### [Task to carry out]
Gather all lines containing the string "this" and copy them out.

### [Records provided]
--*--

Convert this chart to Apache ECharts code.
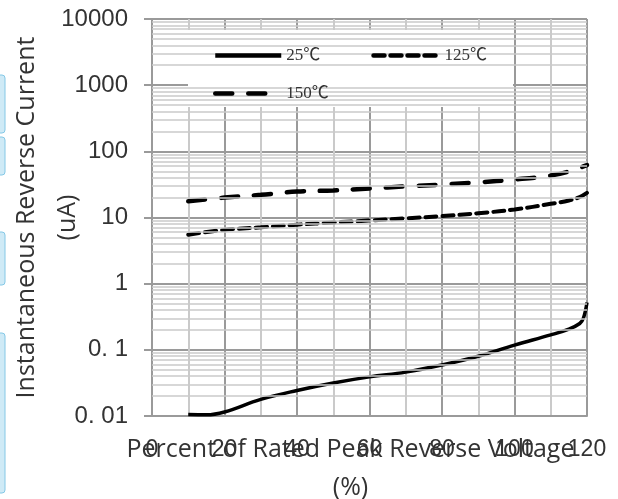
<!DOCTYPE html>
<html>
<head>
<meta charset="utf-8">
<script src="https://cdn.jsdelivr.net/npm/echarts@6/dist/echarts.min.js"></script>
<style>
html, body { margin: 0; padding: 0; background: #fff; }
#chart { width: 618px; height: 499px; }
</style>
</head>
<body>
<div id="chart"></div>
<script>
// percent of rated peak reverse voltage (x) vs reverse current in uA (y)
const pct25 = [10, 15, 20, 30, 40, 50, 60, 70, 80, 90, 100, 110, 115, 118, 119, 120];
const ir25 = [0.0105, 0.0104, 0.0115, 0.0178, 0.0243, 0.0315, 0.039, 0.046, 0.059, 0.080, 0.118, 0.168, 0.206, 0.25, 0.30, 0.52];

const pct125 = [10, 20, 30, 40, 50, 60, 70, 80, 90, 100, 110, 115, 118, 120];
const ir125 = [5.5, 6.5, 7.1, 7.8, 8.4, 9.0, 9.7, 10.5, 11.6, 13.2, 16.1, 18.1, 20.4, 23.6];

const pct150 = [10, 20, 30, 40, 50, 60, 70, 80, 90, 100, 110, 115, 120];
const ir150 = [17.6, 20, 22, 24.7, 25.6, 27.5, 29.5, 31.5, 34, 37.5, 43, 49.5, 62];

const seriesNames = ['25℃', '125℃', '150℃'];
const yTickLabels = {0.01: '0. 01', 0.1: '0. 1', 1: '1', 10: '10', 100: '100', 1000: '1000', 10000: '10000'};

// 2..9 lines inside every decade
const minorLevels = [];
for (let e = -2; e < 4; e++) {
  for (let m = 2; m <= 9; m++) minorLevels.push(+(m * Math.pow(10, e)).toPrecision(3));
}

const pairs = (xs, ys) => xs.map((x, i) => [x, ys[i]]);

const chart = echarts.init(document.getElementById('chart'));
const gridLine = '#9a9a9a';
const lightLine = '#cacaca';
const legendText = { fontFamily: 'Liberation Serif, Noto Sans CJK SC', fontSize: 17, color: '#333' };

chart.setOption({
  animation: false,
  grid: { left: 152, right: 31, top: 19, bottom: 83, outerBoundsMode: 'none' },
  xAxis: {
    type: 'value',
    min: 0,
    max: 120,
    interval: 20,
    name: 'Percent of Rated Peak Reverse Voltage\n(%)',
    nameLocation: 'middle',
    nameGap: 15,
    nameMoveOverlap: false,
    nameTextStyle: { fontFamily: 'Open Sans', fontSize: 25, color: '#333', lineHeight: 38, padding: [0, 38, 0, 0] },
    axisLine: { lineStyle: { color: gridLine, width: 2 } },
    axisTick: { show: false },
    axisLabel: { margin: 22, fontFamily: 'Liberation Sans', fontSize: 23, color: '#333' },
    splitLine: { lineStyle: { color: gridLine, width: 2 } },
    minorTick: { show: false, splitNumber: 2 },
    minorSplitLine: { show: true, lineStyle: { color: lightLine, width: 2 } }
  },
  yAxis: {
    type: 'log',
    logBase: 10,
    min: 0.01,
    max: 10000,
    splitNumber: 6,
    name: 'Instantaneous Reverse Current\n(uA)',
    nameLocation: 'middle',
    nameGap: 64,
    nameMoveOverlap: false,
    nameTextStyle: { fontFamily: 'Open Sans', fontSize: 25, color: '#333', lineHeight: 41 },
    axisLine: { show: true, lineStyle: { color: gridLine, width: 2 } },
    axisTick: { show: true, length: 8, lineStyle: { color: gridLine, width: 2 } },
    axisLabel: {
      margin: 24,
      fontFamily: 'Liberation Sans',
      fontSize: 24,
      color: '#333',
      formatter: v => yTickLabels[+v.toPrecision(3)] || ''
    },
    splitLine: { lineStyle: { color: gridLine, width: 2 } }
  },
  legend: [
    {
      data: [seriesNames[0], seriesNames[1]],
      left: 208, top: 42,
      itemWidth: 66, itemHeight: 14, itemGap: 51,
      z: 6,
      itemStyle: { opacity: 0 },
      lineStyle: { width: 4.5 },
      textStyle: legendText
    },
    {
      data: [seriesNames[2]],
      left: 208, top: 80,
      itemWidth: 66, itemHeight: 14,
      z: 6,
      itemStyle: { opacity: 0 },
      lineStyle: { width: 4.5 },
      textStyle: legendText
    }
  ],
  graphic: [
    // white legend panel
    { type: 'rect', z: 5, shape: { x: 188, y: 30, width: 325, height: 77 }, style: { fill: '#fff' } },
    // blue marks on the left edge of the screenshot
    { type: 'rect', z: 5, shape: { x: -4, y: 75, width: 9, height: 58, r: 3 }, style: { fill: '#cfeaf6', stroke: '#84c8e6' } },
    { type: 'rect', z: 5, shape: { x: -4, y: 137, width: 9, height: 38, r: 3 }, style: { fill: '#cfeaf6', stroke: '#84c8e6' } },
    { type: 'rect', z: 5, shape: { x: -4, y: 232, width: 9, height: 53, r: 3 }, style: { fill: '#cfeaf6', stroke: '#84c8e6' } },
    { type: 'rect', z: 5, shape: { x: -4, y: 333, width: 9, height: 160, r: 3 }, style: { fill: '#cfeaf6', stroke: '#84c8e6' } }
  ],
  series: [
    {
      name: 'minor-grid',
      type: 'line',
      data: [],
      silent: true,
      z: 1,
      markLine: {
        silent: true,
        symbol: 'none',
        label: { show: false },
        lineStyle: { color: lightLine, width: 1.5, type: 'solid' },
        data: minorLevels.map(v => ({ yAxis: v }))
      }
    },
    {
      name: seriesNames[0],
      type: 'line',
      data: pairs(pct25, ir25),
      symbol: 'none',
      smooth: 0.4,
      color: '#000',
      lineStyle: { color: '#000', width: 3.5 }
    },
    {
      name: seriesNames[1],
      type: 'line',
      data: pairs(pct125, ir125),
      symbol: 'none',
      smooth: 0.4,
      color: '#000',
      lineStyle: { color: '#000', width: 4, type: [11, 6], cap: 'round' }
    },
    {
      name: seriesNames[2],
      type: 'line',
      data: pairs(pct150, ir150),
      symbol: 'none',
      smooth: 0.4,
      color: '#000',
      lineStyle: { color: '#000', width: 4.5, type: [17, 16], cap: 'round' }
    }
  ]
});
</script>
</body>
</html>
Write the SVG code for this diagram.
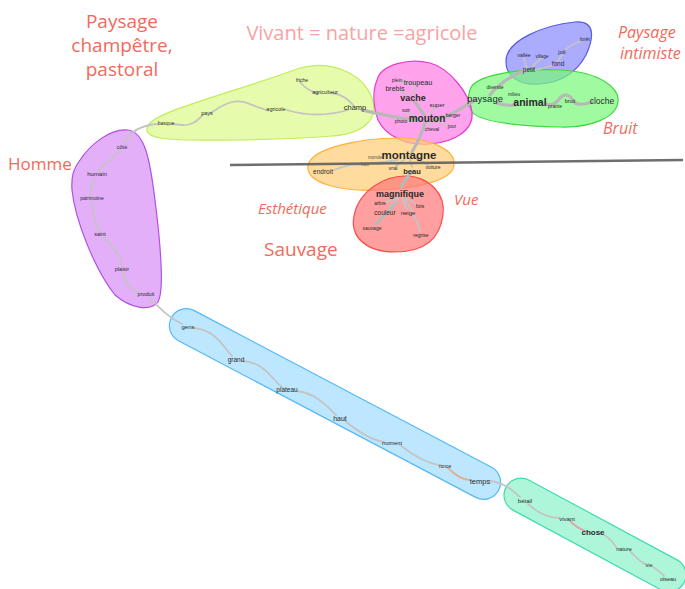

--*--

### [Task answer]
Convert this chart to Apache ECharts code.
Write the SVG code for this diagram.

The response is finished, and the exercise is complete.